WHAT’S LOVE GOT TO DO WITH IT?

by | Nov 21, 2008 | Detroit Free Press | 0 comments

For years, I have been trying to get my mother into computers.

“You can e-mail me,” I say.

“I can call you on the phone,” she says.

“You can send pictures,” I say.

“I can visit you in person,” she says.

Once again, as with pretty much everything in life, mother is proving to know best.

We got a dose of just how frightening computer life can be last week, when
“the love bug” virus started somewhere in Asia, spread quickly throughout Europe and North America, and interrupted, disrupted or rendered totally useless entire households, offices and corporations. From the average Joe to companies as large as Ford, Estee Lauder and even, if you can believe it, Microsoft, there was collapse and panic.

The fastest moving, most havoc-wreaking, most widespread computer virus ever.

Imagine. A single e-mail. You click it open and it’s like accidentally swallowing arsenic. Nothing you can do. It begins infecting your system almost instantly, shutting down e-mails, destroying graphic and music files, and — worst of all — automatically sending its poison self to everyone in your address book, under your name.

Of course, the irony is that it begins with three little words.

“I Love You.”

Don’t believe what you read

Now, if you received an envelope that read, “From A Stranger” you would not open it.

If it read, “You Don’t Know Me” you wouldn’t open it. If it read, “A Message From Some Lonely, Demented, Evil-minded, Button-pushing Geek” you wouldn’t open it, right?

But when a message begins, “I Love You,” who can resist? We all want to be loved. We all like the idea that someone out there thinks we’re special.

And the more we get into computers, the more we embrace home offices, telecommuting and video conferencing, the more we distance ourselves from one another physically and emotionally, so that we needn’t see anyone in the course of a day of we don’t want to — the more the idea of someone loving us becomes appealing.

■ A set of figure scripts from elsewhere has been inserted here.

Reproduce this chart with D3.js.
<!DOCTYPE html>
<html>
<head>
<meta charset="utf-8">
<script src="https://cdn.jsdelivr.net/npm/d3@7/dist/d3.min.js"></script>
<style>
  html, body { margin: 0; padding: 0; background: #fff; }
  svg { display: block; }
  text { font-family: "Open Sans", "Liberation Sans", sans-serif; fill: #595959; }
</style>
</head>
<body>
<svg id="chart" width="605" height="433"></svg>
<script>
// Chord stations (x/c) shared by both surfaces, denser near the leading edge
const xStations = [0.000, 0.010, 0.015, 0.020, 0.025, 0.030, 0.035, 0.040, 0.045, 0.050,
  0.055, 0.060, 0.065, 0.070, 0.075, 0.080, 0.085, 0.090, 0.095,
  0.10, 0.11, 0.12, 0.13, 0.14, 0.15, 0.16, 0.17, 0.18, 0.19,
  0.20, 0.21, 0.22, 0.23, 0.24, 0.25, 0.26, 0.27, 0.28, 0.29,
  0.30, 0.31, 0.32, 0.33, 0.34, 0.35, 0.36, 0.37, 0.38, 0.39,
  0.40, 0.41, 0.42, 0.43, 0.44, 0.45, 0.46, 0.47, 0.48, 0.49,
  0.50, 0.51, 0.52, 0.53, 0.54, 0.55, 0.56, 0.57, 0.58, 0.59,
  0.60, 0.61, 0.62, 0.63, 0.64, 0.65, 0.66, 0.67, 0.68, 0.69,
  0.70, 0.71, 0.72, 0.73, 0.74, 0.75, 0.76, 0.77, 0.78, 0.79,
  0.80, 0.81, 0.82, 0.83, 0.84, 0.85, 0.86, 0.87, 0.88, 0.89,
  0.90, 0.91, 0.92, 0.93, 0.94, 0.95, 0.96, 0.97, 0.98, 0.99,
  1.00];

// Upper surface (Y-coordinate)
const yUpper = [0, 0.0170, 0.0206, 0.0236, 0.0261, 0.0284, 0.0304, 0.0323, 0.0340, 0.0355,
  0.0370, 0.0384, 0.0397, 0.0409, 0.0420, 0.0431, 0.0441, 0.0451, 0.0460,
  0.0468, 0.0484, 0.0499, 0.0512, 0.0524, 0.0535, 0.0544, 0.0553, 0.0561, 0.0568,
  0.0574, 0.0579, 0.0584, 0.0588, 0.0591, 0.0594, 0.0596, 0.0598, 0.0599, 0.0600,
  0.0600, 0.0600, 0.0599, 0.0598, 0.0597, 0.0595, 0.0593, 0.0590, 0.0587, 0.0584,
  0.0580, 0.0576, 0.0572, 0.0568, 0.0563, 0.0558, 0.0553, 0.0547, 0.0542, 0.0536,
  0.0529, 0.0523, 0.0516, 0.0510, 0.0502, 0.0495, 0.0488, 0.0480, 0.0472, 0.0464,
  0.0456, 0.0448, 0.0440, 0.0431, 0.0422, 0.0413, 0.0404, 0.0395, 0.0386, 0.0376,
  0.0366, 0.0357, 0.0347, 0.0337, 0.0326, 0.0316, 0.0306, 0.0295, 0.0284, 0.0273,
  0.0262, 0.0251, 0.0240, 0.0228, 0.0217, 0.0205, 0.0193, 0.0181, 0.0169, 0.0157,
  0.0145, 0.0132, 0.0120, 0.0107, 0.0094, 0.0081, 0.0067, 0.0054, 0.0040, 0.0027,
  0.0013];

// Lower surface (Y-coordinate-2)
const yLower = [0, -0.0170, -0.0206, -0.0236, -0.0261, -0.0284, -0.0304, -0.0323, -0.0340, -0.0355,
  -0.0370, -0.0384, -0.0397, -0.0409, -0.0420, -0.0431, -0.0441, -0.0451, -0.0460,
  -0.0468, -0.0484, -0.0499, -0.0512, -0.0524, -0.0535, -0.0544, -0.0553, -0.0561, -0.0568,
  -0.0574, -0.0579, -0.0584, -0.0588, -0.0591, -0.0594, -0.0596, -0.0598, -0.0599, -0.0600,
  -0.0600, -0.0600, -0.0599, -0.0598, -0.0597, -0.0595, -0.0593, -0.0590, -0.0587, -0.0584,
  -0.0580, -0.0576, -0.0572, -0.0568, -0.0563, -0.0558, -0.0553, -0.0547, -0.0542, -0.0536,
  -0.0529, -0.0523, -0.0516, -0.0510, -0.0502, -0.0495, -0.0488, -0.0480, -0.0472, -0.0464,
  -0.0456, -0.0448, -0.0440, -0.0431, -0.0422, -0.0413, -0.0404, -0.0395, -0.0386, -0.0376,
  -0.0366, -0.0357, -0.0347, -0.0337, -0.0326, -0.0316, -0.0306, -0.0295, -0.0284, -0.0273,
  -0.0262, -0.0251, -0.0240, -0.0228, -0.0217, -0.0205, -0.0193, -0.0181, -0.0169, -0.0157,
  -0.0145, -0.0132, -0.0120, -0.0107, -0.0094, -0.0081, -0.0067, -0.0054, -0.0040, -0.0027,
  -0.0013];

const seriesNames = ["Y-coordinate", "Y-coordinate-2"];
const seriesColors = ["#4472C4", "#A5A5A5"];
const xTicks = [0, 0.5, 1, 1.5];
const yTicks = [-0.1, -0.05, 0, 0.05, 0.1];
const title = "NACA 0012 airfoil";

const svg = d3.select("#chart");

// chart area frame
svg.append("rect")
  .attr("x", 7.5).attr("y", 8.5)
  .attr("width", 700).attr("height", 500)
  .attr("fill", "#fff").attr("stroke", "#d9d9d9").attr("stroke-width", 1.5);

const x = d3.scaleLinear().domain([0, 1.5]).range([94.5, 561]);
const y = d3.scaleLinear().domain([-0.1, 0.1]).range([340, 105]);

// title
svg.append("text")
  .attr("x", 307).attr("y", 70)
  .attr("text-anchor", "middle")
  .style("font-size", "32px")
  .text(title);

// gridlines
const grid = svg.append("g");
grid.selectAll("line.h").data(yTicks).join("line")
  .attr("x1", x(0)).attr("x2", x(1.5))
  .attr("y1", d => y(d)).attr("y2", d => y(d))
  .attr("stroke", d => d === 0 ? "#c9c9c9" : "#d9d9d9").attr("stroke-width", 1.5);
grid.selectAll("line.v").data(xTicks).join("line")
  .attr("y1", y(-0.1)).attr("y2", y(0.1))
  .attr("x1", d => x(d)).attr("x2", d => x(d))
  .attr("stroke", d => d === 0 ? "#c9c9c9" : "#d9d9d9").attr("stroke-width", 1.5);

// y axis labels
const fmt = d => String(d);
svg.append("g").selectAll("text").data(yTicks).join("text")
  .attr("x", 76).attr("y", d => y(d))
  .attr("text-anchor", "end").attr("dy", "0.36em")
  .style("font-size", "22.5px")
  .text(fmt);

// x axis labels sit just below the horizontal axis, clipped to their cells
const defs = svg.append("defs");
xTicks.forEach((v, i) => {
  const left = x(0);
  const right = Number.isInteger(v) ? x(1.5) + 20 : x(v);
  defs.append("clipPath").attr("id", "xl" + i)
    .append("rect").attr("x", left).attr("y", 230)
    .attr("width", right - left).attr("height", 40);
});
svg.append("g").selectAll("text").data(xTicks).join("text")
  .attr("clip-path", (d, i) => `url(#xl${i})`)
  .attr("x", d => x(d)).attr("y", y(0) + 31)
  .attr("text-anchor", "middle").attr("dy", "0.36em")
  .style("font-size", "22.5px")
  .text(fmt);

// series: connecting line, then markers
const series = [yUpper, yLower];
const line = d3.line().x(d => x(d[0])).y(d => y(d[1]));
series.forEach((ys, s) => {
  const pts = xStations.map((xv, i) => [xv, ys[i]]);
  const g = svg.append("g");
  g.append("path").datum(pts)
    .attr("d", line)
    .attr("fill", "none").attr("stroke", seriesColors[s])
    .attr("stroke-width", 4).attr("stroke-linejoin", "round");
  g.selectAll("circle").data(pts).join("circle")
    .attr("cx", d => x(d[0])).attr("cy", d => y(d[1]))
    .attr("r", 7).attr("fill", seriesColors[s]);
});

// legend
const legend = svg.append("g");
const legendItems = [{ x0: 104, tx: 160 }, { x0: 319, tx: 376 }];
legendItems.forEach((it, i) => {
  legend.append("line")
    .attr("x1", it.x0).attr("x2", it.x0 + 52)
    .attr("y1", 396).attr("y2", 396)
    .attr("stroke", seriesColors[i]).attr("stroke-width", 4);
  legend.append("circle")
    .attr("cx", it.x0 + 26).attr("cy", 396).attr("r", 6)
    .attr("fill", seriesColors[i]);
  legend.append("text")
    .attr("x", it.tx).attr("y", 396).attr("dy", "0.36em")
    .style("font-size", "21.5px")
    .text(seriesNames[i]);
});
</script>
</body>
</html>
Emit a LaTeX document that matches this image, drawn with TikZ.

And the quicker we might be to open a message that promises love — even if it comes to us via a screen.

Whoever created this virus knew that. Somewhere out there — maybe in some dank basement, maybe some midnight office, maybe some back room at a factory under a dimly lit bulb — some twisted computer whiz worked on this bug, pressed a few buttons and sat back to watch.

There was little to gain. Nothing financial. Nothing held for ransom. Whoever did this, as one computer security expert told me, “did it for bragging rights.”

Bragging rights, and a delight in destruction. As an arsonist watches his fire, as a serial killer collects his newspaper clippings, so, too, does a hacker revel in his technological carnage.

This time, in the name of “love.”

Don’t trust anyone

Is it any wonder older citizens, like my mother, see no lure to the new technology? Think of all the things you have to worry about these days that didn’t exist just a few years ago:

You used to worry about the guy on the subway stealing your wallet. Now, from anywhere in the world, they can go into your computer and steal your identity.

You used to worry about your kids talking to strangers on the street corner. Now they can be in their bedroom, chatting on-line with a killer.

You used to worry that a spark might fly from your furnace and start a fire. Now you worry about clicking the wrong e-mail and shutting down your computer world — which, these days, could mean everything from your job to your bank account.

So maybe my mother has it right. You trust what you can see and hear. You trust the faces you know in front of you.

Isn’t it a sad state of affairs that, as the virus spread last week, bosses were racing through offices warning employees, “Don’t be fooled! Don’t open that message! You are not loved!”

You are not loved. As if we needed another reminder. All the technology in the world won’t eliminate the world’s most basic need. And the saddest part of last week’s techno crisis is that whoever invented a virus named for love, obviously never got enough of it.